WHAT TO DO
Restate the full listing word for word and leave the pictures out.

DATASET CONTENT
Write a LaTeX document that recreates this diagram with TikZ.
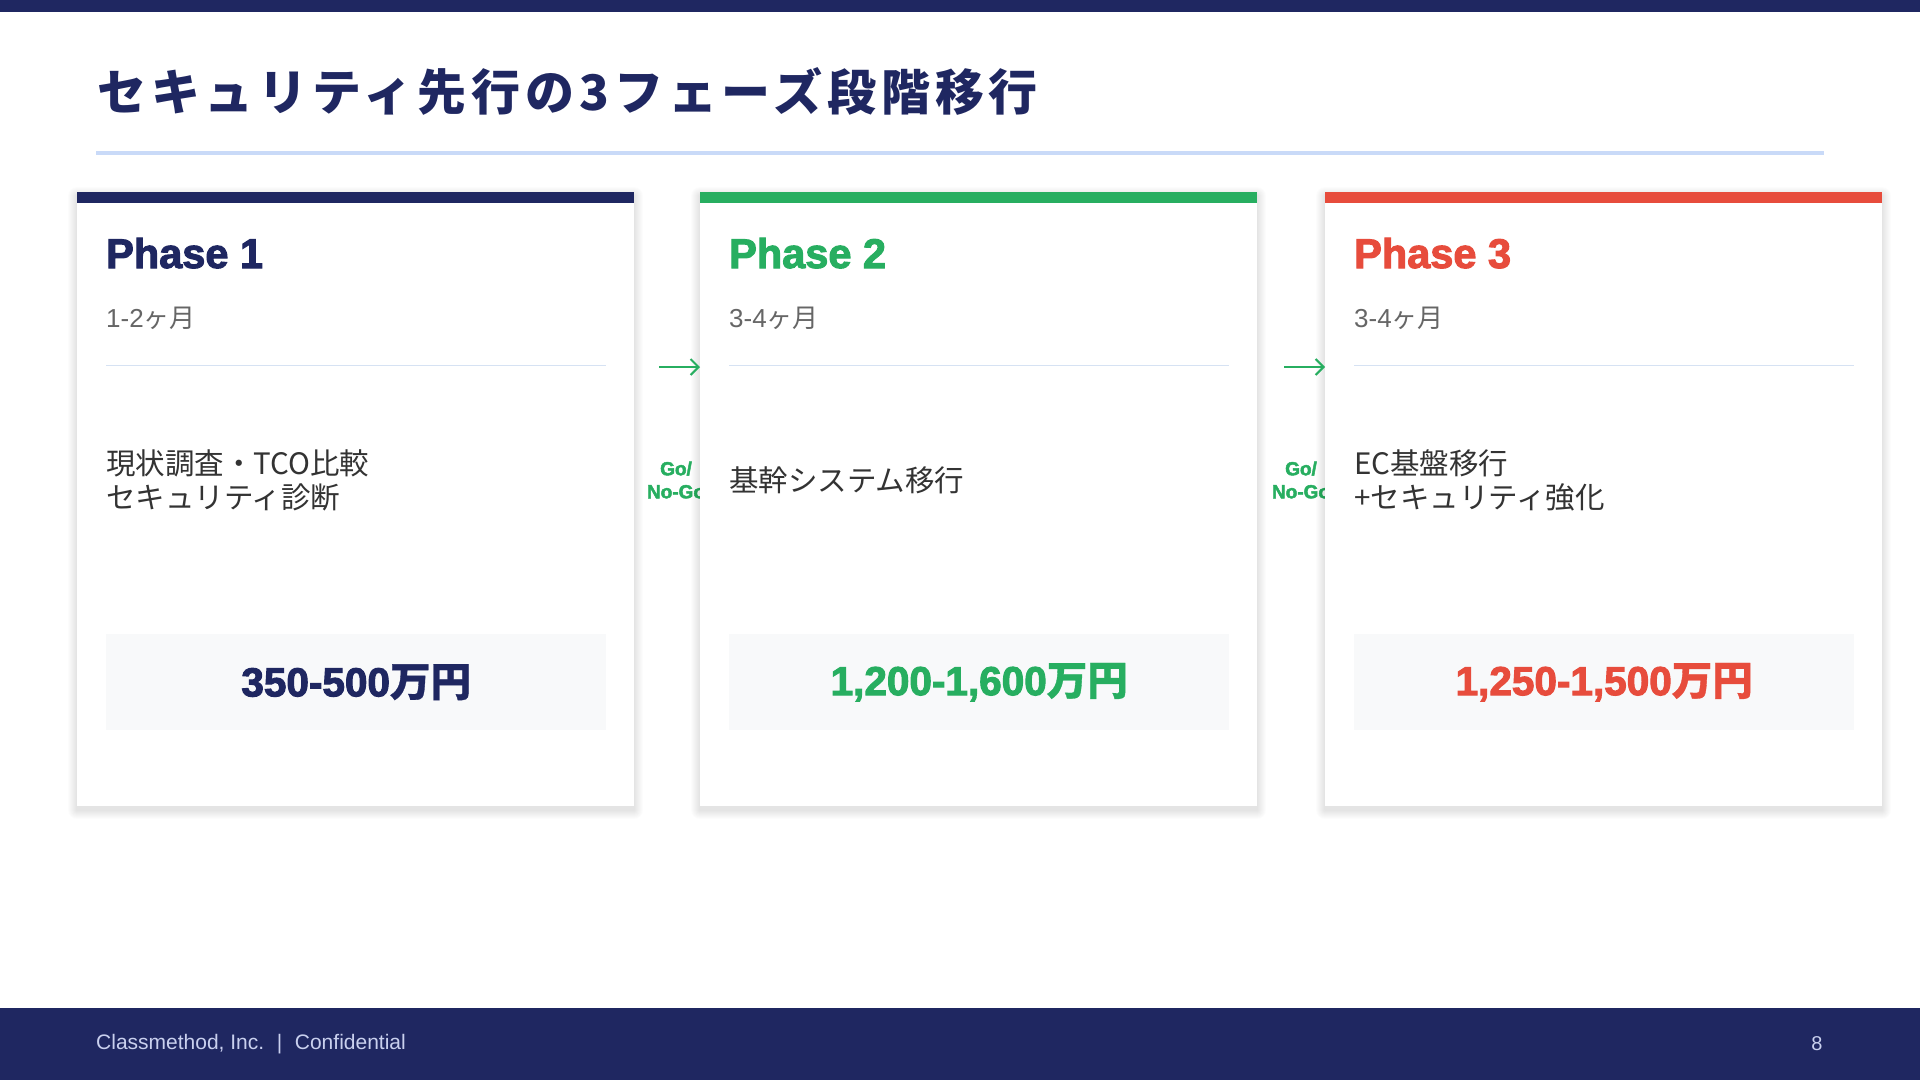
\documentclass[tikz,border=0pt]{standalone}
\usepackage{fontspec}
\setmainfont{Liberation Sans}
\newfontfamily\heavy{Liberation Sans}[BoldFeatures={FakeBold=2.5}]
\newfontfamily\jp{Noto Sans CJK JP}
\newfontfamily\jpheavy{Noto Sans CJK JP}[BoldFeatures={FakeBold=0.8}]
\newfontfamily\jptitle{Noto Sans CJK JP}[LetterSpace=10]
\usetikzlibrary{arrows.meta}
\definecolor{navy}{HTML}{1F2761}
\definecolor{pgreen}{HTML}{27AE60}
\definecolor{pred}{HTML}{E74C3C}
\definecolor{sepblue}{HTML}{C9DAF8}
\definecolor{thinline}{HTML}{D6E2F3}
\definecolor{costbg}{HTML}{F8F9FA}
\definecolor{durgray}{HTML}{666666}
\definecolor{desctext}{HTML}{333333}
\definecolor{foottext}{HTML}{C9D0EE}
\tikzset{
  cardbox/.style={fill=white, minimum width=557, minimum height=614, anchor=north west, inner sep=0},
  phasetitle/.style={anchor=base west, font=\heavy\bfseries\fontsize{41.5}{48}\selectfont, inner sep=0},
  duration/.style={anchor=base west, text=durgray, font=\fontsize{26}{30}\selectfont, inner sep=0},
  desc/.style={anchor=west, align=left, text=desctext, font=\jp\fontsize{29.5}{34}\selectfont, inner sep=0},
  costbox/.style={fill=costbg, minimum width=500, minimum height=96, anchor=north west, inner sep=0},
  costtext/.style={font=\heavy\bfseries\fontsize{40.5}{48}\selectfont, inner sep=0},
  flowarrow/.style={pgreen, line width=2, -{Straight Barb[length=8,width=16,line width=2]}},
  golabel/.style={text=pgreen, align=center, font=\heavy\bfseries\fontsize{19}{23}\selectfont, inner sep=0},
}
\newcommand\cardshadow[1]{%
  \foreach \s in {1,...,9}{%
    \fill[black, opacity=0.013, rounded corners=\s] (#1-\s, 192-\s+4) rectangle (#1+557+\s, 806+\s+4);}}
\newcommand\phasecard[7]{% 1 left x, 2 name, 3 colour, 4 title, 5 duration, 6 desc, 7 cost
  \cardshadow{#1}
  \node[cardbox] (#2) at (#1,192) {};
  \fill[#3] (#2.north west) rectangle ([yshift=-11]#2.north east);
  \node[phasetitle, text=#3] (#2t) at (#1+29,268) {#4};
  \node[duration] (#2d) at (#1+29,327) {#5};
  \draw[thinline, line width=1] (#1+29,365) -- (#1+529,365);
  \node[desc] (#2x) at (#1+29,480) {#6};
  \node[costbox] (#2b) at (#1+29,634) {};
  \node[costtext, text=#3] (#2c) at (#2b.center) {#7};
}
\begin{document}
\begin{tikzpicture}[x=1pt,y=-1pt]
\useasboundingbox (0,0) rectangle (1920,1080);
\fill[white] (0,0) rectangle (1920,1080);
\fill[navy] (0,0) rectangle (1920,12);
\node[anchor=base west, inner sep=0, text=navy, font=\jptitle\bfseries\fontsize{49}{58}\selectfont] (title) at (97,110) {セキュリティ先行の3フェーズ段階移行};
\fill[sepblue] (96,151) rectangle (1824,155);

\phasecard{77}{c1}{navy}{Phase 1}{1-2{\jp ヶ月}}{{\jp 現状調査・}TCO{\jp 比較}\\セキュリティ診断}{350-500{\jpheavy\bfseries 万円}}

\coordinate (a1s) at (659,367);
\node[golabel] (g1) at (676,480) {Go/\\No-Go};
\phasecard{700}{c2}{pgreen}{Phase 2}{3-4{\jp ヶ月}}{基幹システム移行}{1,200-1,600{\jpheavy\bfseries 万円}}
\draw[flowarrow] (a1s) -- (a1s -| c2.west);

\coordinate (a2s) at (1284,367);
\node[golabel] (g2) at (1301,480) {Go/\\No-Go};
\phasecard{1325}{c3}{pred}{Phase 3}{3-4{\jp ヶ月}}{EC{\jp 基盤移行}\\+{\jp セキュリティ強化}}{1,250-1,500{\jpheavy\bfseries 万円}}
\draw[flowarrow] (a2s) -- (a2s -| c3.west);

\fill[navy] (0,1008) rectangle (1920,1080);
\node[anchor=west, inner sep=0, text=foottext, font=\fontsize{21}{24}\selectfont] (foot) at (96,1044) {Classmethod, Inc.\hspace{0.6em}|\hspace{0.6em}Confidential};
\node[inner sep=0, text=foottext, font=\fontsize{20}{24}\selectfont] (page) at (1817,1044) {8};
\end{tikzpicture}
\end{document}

EXERCISE RESPONSE
Write a LaTeX document that recreates this diagram with TikZ.
\documentclass[tikz,border=0pt]{standalone}
\usepackage{fontspec}
\setmainfont{Liberation Sans}
\newfontfamily\heavy{Liberation Sans}[BoldFeatures={FakeBold=2.5}]
\newfontfamily\jp{Noto Sans CJK JP}
\newfontfamily\jpheavy{Noto Sans CJK JP}[BoldFeatures={FakeBold=0.8}]
\newfontfamily\jptitle{Noto Sans CJK JP}[LetterSpace=10]
\usetikzlibrary{arrows.meta}
\definecolor{navy}{HTML}{1F2761}
\definecolor{pgreen}{HTML}{27AE60}
\definecolor{pred}{HTML}{E74C3C}
\definecolor{sepblue}{HTML}{C9DAF8}
\definecolor{thinline}{HTML}{D6E2F3}
\definecolor{costbg}{HTML}{F8F9FA}
\definecolor{durgray}{HTML}{666666}
\definecolor{desctext}{HTML}{333333}
\definecolor{foottext}{HTML}{C9D0EE}
\tikzset{
  cardbox/.style={fill=white, minimum width=557, minimum height=614, anchor=north west, inner sep=0},
  phasetitle/.style={anchor=base west, font=\heavy\bfseries\fontsize{41.5}{48}\selectfont, inner sep=0},
  duration/.style={anchor=base west, text=durgray, font=\fontsize{26}{30}\selectfont, inner sep=0},
  desc/.style={anchor=west, align=left, text=desctext, font=\jp\fontsize{29.5}{34}\selectfont, inner sep=0},
  costbox/.style={fill=costbg, minimum width=500, minimum height=96, anchor=north west, inner sep=0},
  costtext/.style={font=\heavy\bfseries\fontsize{40.5}{48}\selectfont, inner sep=0},
  flowarrow/.style={pgreen, line width=2, -{Straight Barb[length=8,width=16,line width=2]}},
  golabel/.style={text=pgreen, align=center, font=\heavy\bfseries\fontsize{19}{23}\selectfont, inner sep=0},
}
\newcommand\cardshadow[1]{%
  \foreach \s in {1,...,9}{%
    \fill[black, opacity=0.013, rounded corners=\s] (#1-\s, 192-\s+4) rectangle (#1+557+\s, 806+\s+4);}}
\newcommand\phasecard[7]{% 1 left x, 2 name, 3 colour, 4 title, 5 duration, 6 desc, 7 cost
  \cardshadow{#1}
  \node[cardbox] (#2) at (#1,192) {};
  \fill[#3] (#2.north west) rectangle ([yshift=-11]#2.north east);
  \node[phasetitle, text=#3] (#2t) at (#1+29,268) {#4};
  \node[duration] (#2d) at (#1+29,327) {#5};
  \draw[thinline, line width=1] (#1+29,365) -- (#1+529,365);
  \node[desc] (#2x) at (#1+29,480) {#6};
  \node[costbox] (#2b) at (#1+29,634) {};
  \node[costtext, text=#3] (#2c) at (#2b.center) {#7};
}
\begin{document}
\begin{tikzpicture}[x=1pt,y=-1pt]
\useasboundingbox (0,0) rectangle (1920,1080);
\fill[white] (0,0) rectangle (1920,1080);
\fill[navy] (0,0) rectangle (1920,12);
\node[anchor=base west, inner sep=0, text=navy, font=\jptitle\bfseries\fontsize{49}{58}\selectfont] (title) at (97,110) {セキュリティ先行の3フェーズ段階移行};
\fill[sepblue] (96,151) rectangle (1824,155);

\phasecard{77}{c1}{navy}{Phase 1}{1-2{\jp ヶ月}}{{\jp 現状調査・}TCO{\jp 比較}\\セキュリティ診断}{350-500{\jpheavy\bfseries 万円}}

\coordinate (a1s) at (659,367);
\node[golabel] (g1) at (676,480) {Go/\\No-Go};
\phasecard{700}{c2}{pgreen}{Phase 2}{3-4{\jp ヶ月}}{基幹システム移行}{1,200-1,600{\jpheavy\bfseries 万円}}
\draw[flowarrow] (a1s) -- (a1s -| c2.west);

\coordinate (a2s) at (1284,367);
\node[golabel] (g2) at (1301,480) {Go/\\No-Go};
\phasecard{1325}{c3}{pred}{Phase 3}{3-4{\jp ヶ月}}{EC{\jp 基盤移行}\\+{\jp セキュリティ強化}}{1,250-1,500{\jpheavy\bfseries 万円}}
\draw[flowarrow] (a2s) -- (a2s -| c3.west);

\fill[navy] (0,1008) rectangle (1920,1080);
\node[anchor=west, inner sep=0, text=foottext, font=\fontsize{21}{24}\selectfont] (foot) at (96,1044) {Classmethod, Inc.\hspace{0.6em}|\hspace{0.6em}Confidential};
\node[inner sep=0, text=foottext, font=\fontsize{20}{24}\selectfont] (page) at (1817,1044) {8};
\end{tikzpicture}
\end{document}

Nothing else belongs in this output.